There has been much talk about the failure of the Westminster elite. As I blogged last week, Britain was once one of the best governed countries on earth. No one could make that claim now after decades of policy and administrative disasters ranging from the poll tax to the Iraq war. Too many people think all politicians and parties are the same: quick to promise, quick to break those promises. The referendum offered two totally contrasting options for Scotland’s future. Britain hasn’t had such a stark choice since 1983.

Did Gordon Brown save the union?

His premiership was a sad footnote to Labour’s 13 years in power. But Gordon Brown played a huge role in saving the union yesterday. He brought gravity to the campaign – and people listened as he remains hugely respected in his home nation. He should have been involved from the beginning. Gordon Brown could be back in power as Scotland’s first minister within five years.

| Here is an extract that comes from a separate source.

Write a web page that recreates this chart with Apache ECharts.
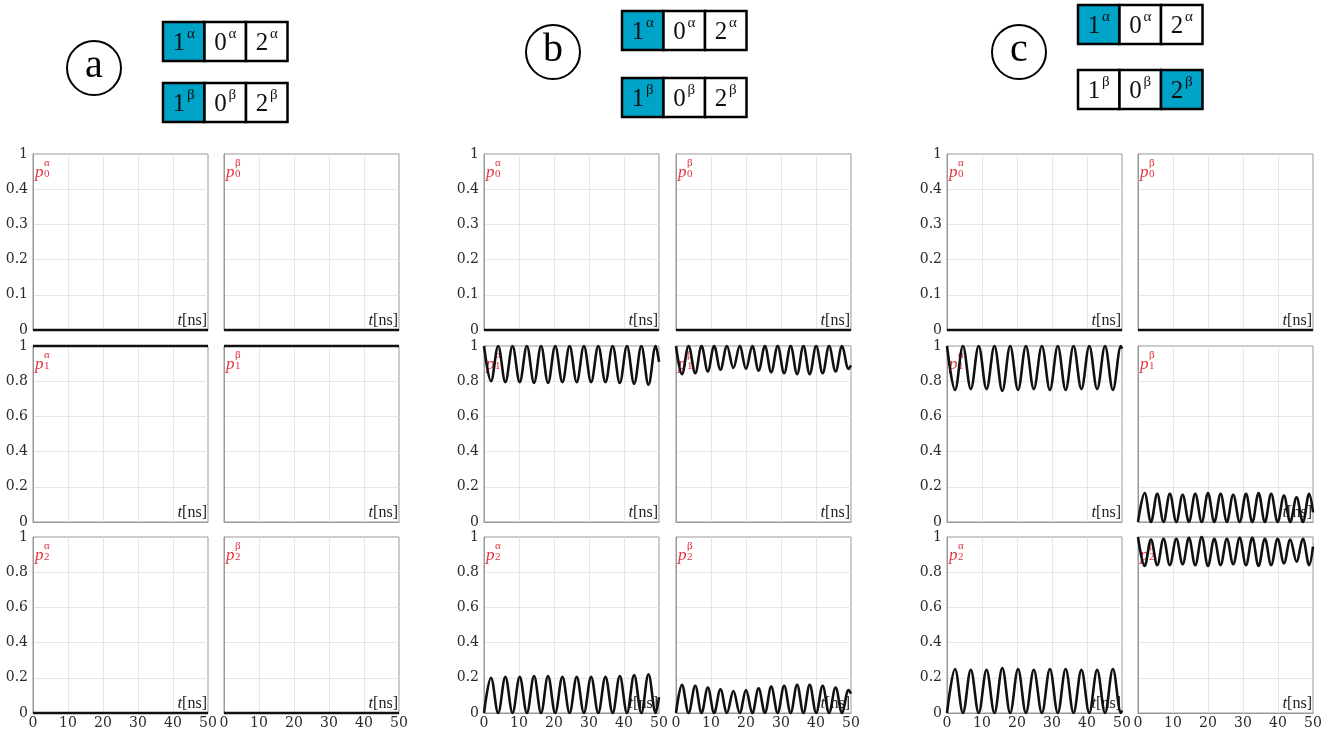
<!DOCTYPE html>
<html><head><meta charset="utf-8">
<script src="https://cdn.jsdelivr.net/npm/echarts@6/dist/echarts.min.js"></script>
<style>html,body{margin:0;padding:0;background:#fff}#c{width:1340px;height:736px}</style>
</head><body><div id="c"></div>
<script>
// ---- tick labels ----
const timeTicks = ['0','10','20','30','40','50'];
const row1Ticks = ['0','0.1','0.2','0.3','0.4','1'];
const rowTicks  = ['0','0.2','0.4','0.6','0.8','1'];

// ---- series data: [t (ns), probability] at extrema ----
const flatZero = [[0,0],[50,0]];
const flatOne  = [[0,1],[50,1]];

const b_p1a = [[0,1],[2.0,0.80],[4.05,1],[6.1,0.795],[8.15,1],[10.2,0.795],[12.25,1],[14.3,0.79],[16.3,1],[18.3,0.79],[20.35,1],[22.4,0.795],[24.45,1],[26.5,0.795],[28.55,1],[30.6,0.795],[32.65,1],[34.7,0.795],[36.75,1],[38.8,0.79],[40.85,1],[42.9,0.785],[44.95,1],[47.0,0.78],[49.05,1],[50,0.91]];
const b_p2a = [[0,0],[2.0,0.20],[4.05,0],[6.1,0.205],[8.15,0],[10.2,0.205],[12.25,0],[14.3,0.21],[16.3,0],[18.3,0.21],[20.35,0],[22.4,0.205],[24.45,0],[26.5,0.205],[28.55,0],[30.6,0.205],[32.65,0],[34.7,0.205],[36.75,0],[38.8,0.21],[40.85,0],[42.9,0.215],[44.95,0],[47.0,0.22],[49.05,0],[50,0.09]];
const b_p1b = [[0,1],[1.7,0.84],[3.6,1],[5.5,0.845],[7.3,1],[9.1,0.855],[10.9,1],[12.7,0.865],[14.55,1],[16.4,0.875],[18.2,1],[20.0,0.87],[21.8,1],[23.6,0.86],[25.4,1],[27.2,0.85],[29.05,1],[30.9,0.845],[32.75,1],[34.6,0.84],[36.4,1],[38.2,0.84],[40.05,1],[41.9,0.845],[43.75,1],[45.6,0.855],[47.45,1],[49.3,0.87],[50,0.89]];
const b_p2b = [[0,0],[1.7,0.16],[3.6,0],[5.5,0.155],[7.3,0],[9.1,0.145],[10.9,0],[12.7,0.135],[14.55,0],[16.4,0.125],[18.2,0],[20.0,0.13],[21.8,0],[23.6,0.14],[25.4,0],[27.2,0.15],[29.05,0],[30.9,0.155],[32.75,0],[34.6,0.16],[36.4,0],[38.2,0.16],[40.05,0],[41.9,0.155],[43.75,0],[45.6,0.145],[47.45,0],[49.3,0.13],[50,0.11]];

const c_p1a = [[0,1],[2.3,0.75],[4.55,1],[6.8,0.755],[9.05,1],[11.3,0.755],[13.55,1],[15.8,0.745],[18.05,1],[20.3,0.75],[22.55,1],[24.8,0.755],[27.1,1],[29.4,0.75],[31.65,1],[33.9,0.75],[36.15,1],[38.4,0.755],[40.65,1],[42.9,0.755],[45.15,1],[47.4,0.75],[49.7,1],[50,0.985]];
const c_p2a = [[0,0],[2.3,0.25],[4.55,0],[6.8,0.245],[9.05,0],[11.3,0.245],[13.55,0],[15.8,0.255],[18.05,0],[20.3,0.25],[22.55,0],[24.8,0.245],[27.1,0],[29.4,0.25],[31.65,0],[33.9,0.25],[36.15,0],[38.4,0.245],[40.65,0],[42.9,0.245],[45.15,0],[47.4,0.25],[49.7,0],[50,0.015]];
const c_p1b = [[0,0],[1.9,0.165],[3.7,0],[5.5,0.16],[7.3,0],[9.1,0.16],[10.95,0],[12.75,0.155],[14.55,0],[16.35,0.16],[18.2,0],[20.0,0.165],[21.8,0],[23.6,0.16],[25.4,0],[27.2,0.155],[29.05,0],[30.85,0.16],[32.65,0],[34.45,0.165],[36.25,0],[38.05,0.16],[39.9,0],[41.7,0.15],[43.5,0],[45.3,0.14],[47.1,0],[48.9,0.16],[50,0.055]];
const c_p2b = [[0,1],[1.9,0.835],[3.7,0.985],[5.5,0.84],[7.3,0.99],[9.1,0.84],[10.95,0.99],[12.75,0.845],[14.55,0.995],[16.35,0.84],[18.2,1],[20.0,0.835],[21.8,0.99],[23.6,0.84],[25.4,0.99],[27.2,0.845],[29.05,0.995],[30.85,0.84],[32.65,0.995],[34.45,0.835],[36.25,0.99],[38.05,0.84],[39.9,0.99],[41.7,0.85],[43.5,0.985],[45.3,0.86],[47.1,0.99],[48.9,0.84],[50,0.945]];

// panel data: [group][row][side]
const panelData = [
  [[flatZero, flatZero], [flatOne, flatOne], [flatZero, flatZero]],
  [[flatZero, flatZero], [b_p1a, b_p1b], [b_p2a, b_p2b]],
  [[flatZero, flatZero], [c_p1a, c_p1b], [c_p2a, c_p2b]]
];
// occupation boxes: labels & which are filled
const boxDigits = ['1','0','2'];
const boxFilled = [
  [[true,false,false],[true,false,false]],
  [[true,false,false],[true,false,false]],
  [[true,false,false],[false,false,true]]
];
const groupLetters = ['a','b','c'];
const spinLetters = ['α','β'];

// ---- layout ----
const colLeft = [33, 224, 484, 676, 947, 1138];
const panelW = 175, panelH = 176;
const rowTop = [154, 346, 537];
const boxOrigin = [[163,22,83],[622,11,78],[1078,5,70]]; // x, top-row y, bottom-row y
const circles = [[94,68],[553,52],[1019,52]];
const boxW = 41.5, boxH = 39;

const serif = '"DejaVu Serif", serif';
const lserif = '"Liberation Serif", serif';
const red = '#e2323c';

const grids = [], xAxes = [], yAxes = [], series = [], graphics = [];
let idx = 0;
for (let g = 0; g < 3; g++) {
  for (let r = 0; r < 3; r++) {
    for (let s = 0; s < 2; s++) {
      const left = colLeft[g*2+s], top = rowTop[r];
      grids.push({left, top, width: panelW, height: panelH, show: true, borderColor: '#999', borderWidth: 1, backgroundColor: '#fff'});
      xAxes.push({
        gridIndex: idx, type: 'value', min: 0, max: 50, interval: 10,
        axisLine: {show: true, lineStyle: {color: '#999', width: 1}},
        axisTick: {show: false},
        axisLabel: {show: r === 2, margin: 3, fontFamily: serif, fontSize: 14, color: '#2a2a2a',
          formatter: v => timeTicks[Math.round(v/10)]},
        splitLine: {show: true, showMinLine: false, showMaxLine: false, lineStyle: {color: '#e6e6e6', width: 1}}
      });
      const ymax = r === 0 ? 0.5 : 1, yint = r === 0 ? 0.1 : 0.2;
      const tk = r === 0 ? row1Ticks : rowTicks;
      yAxes.push({
        gridIndex: idx, type: 'value', min: 0, max: ymax, interval: yint,
        axisLine: {show: true, lineStyle: {color: '#999', width: 1}},
        axisTick: {show: false},
        axisLabel: {show: s === 0, margin: 5, fontFamily: serif, fontSize: 14, color: '#2a2a2a',
          formatter: v => tk[Math.round(v/yint)]},
        splitLine: {show: true, showMinLine: false, showMaxLine: false, lineStyle: {color: '#e6e6e6', width: 1}}
      });
      series.push({
        type: 'line', xAxisIndex: idx, yAxisIndex: idx, data: panelData[g][r][s],
        smooth: 0.36, showSymbol: false, clip: false, silent: true, z: 5,
        lineStyle: {color: '#111', width: 2.6}
      });
      // red panel label p_r^{alpha/beta}
      graphics.push({type: 'text', left: left + 2, top: top + 10, z: 1,
        style: {text: 'p', font: 'italic 17px ' + lserif, fill: red}});
      graphics.push({type: 'text', left: left + 11, top: top + 4, z: 1,
        style: {text: spinLetters[s], font: '11px ' + lserif, fill: red}});
      graphics.push({type: 'text', left: left + 11, top: top + 15, z: 1,
        style: {text: String(r), font: '11px ' + lserif, fill: red}});
      // t[ns]
      graphics.push({type: 'text', z: 1, x: left + panelW - 1, y: top + panelH - 1,
        style: {text: '{t|t}{n|[ns]}', align: 'right', verticalAlign: 'bottom',
          rich: {t: {font: 'italic 17px ' + lserif, fill: '#222'}, n: {font: '16px ' + lserif, fill: '#222'}}}});
      idx++;
    }
  }
}
// circled letters and occupation boxes
for (let g = 0; g < 3; g++) {
  const [cx, cy] = circles[g];
  graphics.push({type: 'circle', shape: {cx, cy, r: 27}, style: {fill: '#fff', stroke: '#000', lineWidth: 2}});
  graphics.push({type: 'text', x: cx, y: cy - 2, style: {text: groupLetters[g], font: '40px ' + lserif, fill: '#000', align: 'center', verticalAlign: 'middle'}});
  const [bx, y1, y2] = boxOrigin[g];
  [y1, y2].forEach((by, rowI) => {
    for (let k = 0; k < 3; k++) {
      const x = bx + k * boxW;
      graphics.push({type: 'rect', shape: {x, y: by, width: boxW, height: boxH},
        style: {fill: boxFilled[g][rowI][k] ? '#00a3c8' : '#fff', stroke: '#000', lineWidth: 2.5}});
      graphics.push({type: 'text', x: x + 16, y: by + boxH/2 + 2, z: 10,
        style: {text: boxDigits[k], font: '25px ' + lserif, fill: '#111', align: 'center', verticalAlign: 'middle'}});
      graphics.push({type: 'text', x: x + 24, y: by + 5, z: 10,
        style: {text: spinLetters[rowI], font: '15px ' + lserif, fill: '#111', align: 'left', verticalAlign: 'top'}});
    }
  });
}

const chart = echarts.init(document.getElementById('c'), null, {renderer: 'canvas'});
chart.setOption({
  animation: false,
  grid: grids, xAxis: xAxes, yAxis: yAxes, series,
  graphic: {elements: graphics}
});
</script></body></html>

Cameron’s constitutional fix isn’t fixed

Britain’s constitution is famously unwritten. Constitutional change happens at a glacial pace: the House of Lords remains unelected over 100 years after the Parliament Act reduced the upper house’s powers. Devolution to Scotland and Wales took decades. Yet the prime minister promises legislation for home rule all round in months. How can this possibly happen? It’s a classic example of a politician making an impossible promise. We need time to get a sensible UK-wide settlement. And that must involve the people, not just the deeply discredited political elite. It’s time to have a constitutional convention along the lines of Scotland’s convention that paved the way for the return of a Scottish parliament in 1999. That can’t happen in a few months. We need an enduring settlement, not a quick fix.

Alex’s achievement

Alex Salmond quit as Scotland’s first minister hours after the result. He seemed crushed by the defeat of his dream. Yet his achievement is incredible. To come within 10 percentage points of victory was remarkable, as was leading the SNP into majority government in Holyrood. He can be infuriating and slippery. (He was completely unconvincing on the currency union question.) But he has been the most influential British politician of the past decade. I suspect we haven’t seen the last of Alex.

The English question

People once talked about the Irish question. In the 1970s, Labour’s Tam Dalyell raised the West Lothian question: why should he, as that constituency’s MP, vote on policies affecting England when English MPs would have no say on Scottish policy that would be devolved to Scotland? He raised it in the run up to the 1979 referendums on Scottish and Welsh assemblies. Those polls fell short, but 20 years later Scotland, Wales and Northern Ireland won devolution. Now, people are talking about the English question. In short, the English are impatient. They don’t see why the Scots, The Welsh and Northern Irish should get all the attention.

Yet the English equally seem unenthusiastic about any of the options open to them. They rejected regional assemblies. And they seem equally unenthusiastic about an English parliament. It’s hard to see Cameron & Co coming up with a solution in the next few months. (I’m reminding of the late Willie Whitelaw accusing Labour of stirring up apathy…) Perhaps the answer is to have England MPs voting on matters that affect only England – I see no problem having MPs for English constituencies sitting as an English parliament in this way.

Better together

The union is safe – for now. Scotland had the chance to go it alone and chose to stay as part of our family of nations and identities. Britain lives on.

1 thought on “Scotland says no

  1. We can breathe again. Agreed. 🙂
    I’m 4th generation Kiwi, but 9/16 Scots and 7/16 English – and I dreaded the thought of the Big Split. Last Thursday was indeed an exciting – and satisfactory! – day.